Designing Counseling Services with an Awareness of Discrimination

As a counselor, sensitivity to diversity is essential: Counseling cannot take place without considering an individual’s circumstances, experiences, opportunities, and needs. A sensitive approach to people of different ages, genders, social or cultural backgrounds and upbringings, appearances, religions, and worldviews is a prerequisite for respectful and thoughtful counseling. Therefore, developing intercultural competence is a fundamental requirement for counselors.

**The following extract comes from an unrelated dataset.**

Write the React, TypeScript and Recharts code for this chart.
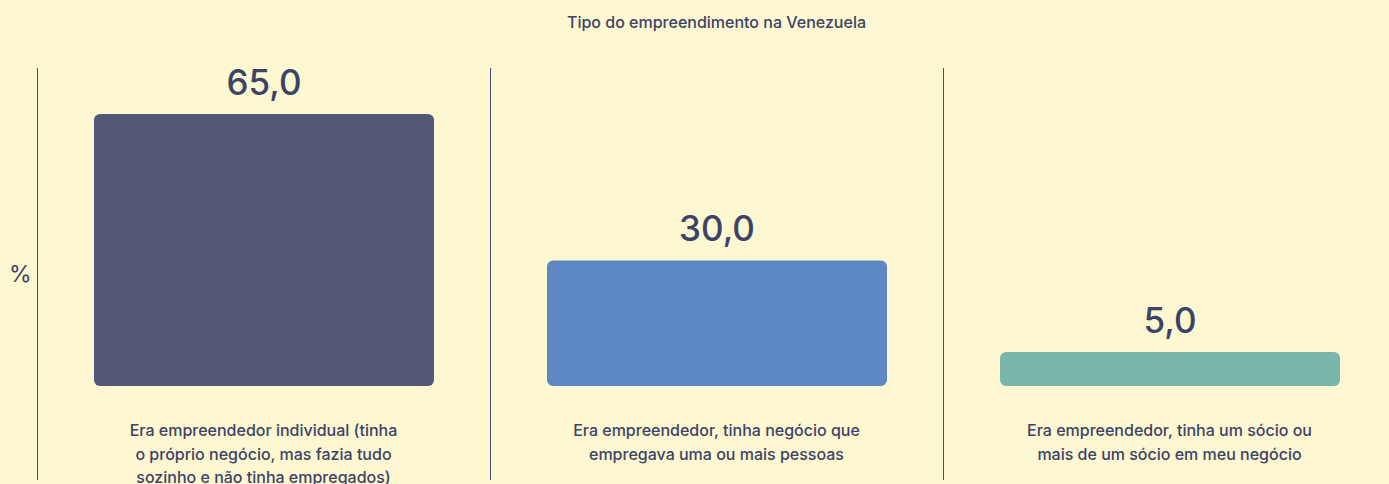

To address any experiences of discrimination that those seeking advice may have had, it helps to structure the counseling session in a way that is sensitive to discrimination. This includes, for example, understanding the principles of gender-sensitive counseling, presenting career fields in a gender-neutral manner, reflecting on gender stereotypes, and addressing the balance between family and career. To this end, it is worthwhile to familiarize yourself with the General Equal Treatment Act, which you can find on the website of the Anti-Discrimination Agency, as well as the handbook “Legal Protection Against Discrimination, which provides information on legal foundations and possible courses of action.

Migration-sensitive counseling requires counselors to understand that those seeking advice have had specific, often negative experiences due to their migration history. The publication “Where Are You Actually From? Experiences of Discrimination and Phenotypic Differences in Germany” by the Expert Council of German Foundations for Integration and Migration outlines immigrants’ subjective perceptions of discrimination. The policy brief thus provides counselors with insight into the experiences of migrants. It demonstrates how a person’s phenotypic appearance is linked to their experiences of discrimination. For example, people who are perceived as having a foreign background based on their appearance are more frequently affected by discrimination than others. The report also examines differences between groups based on country of origin and among members of different religious communities.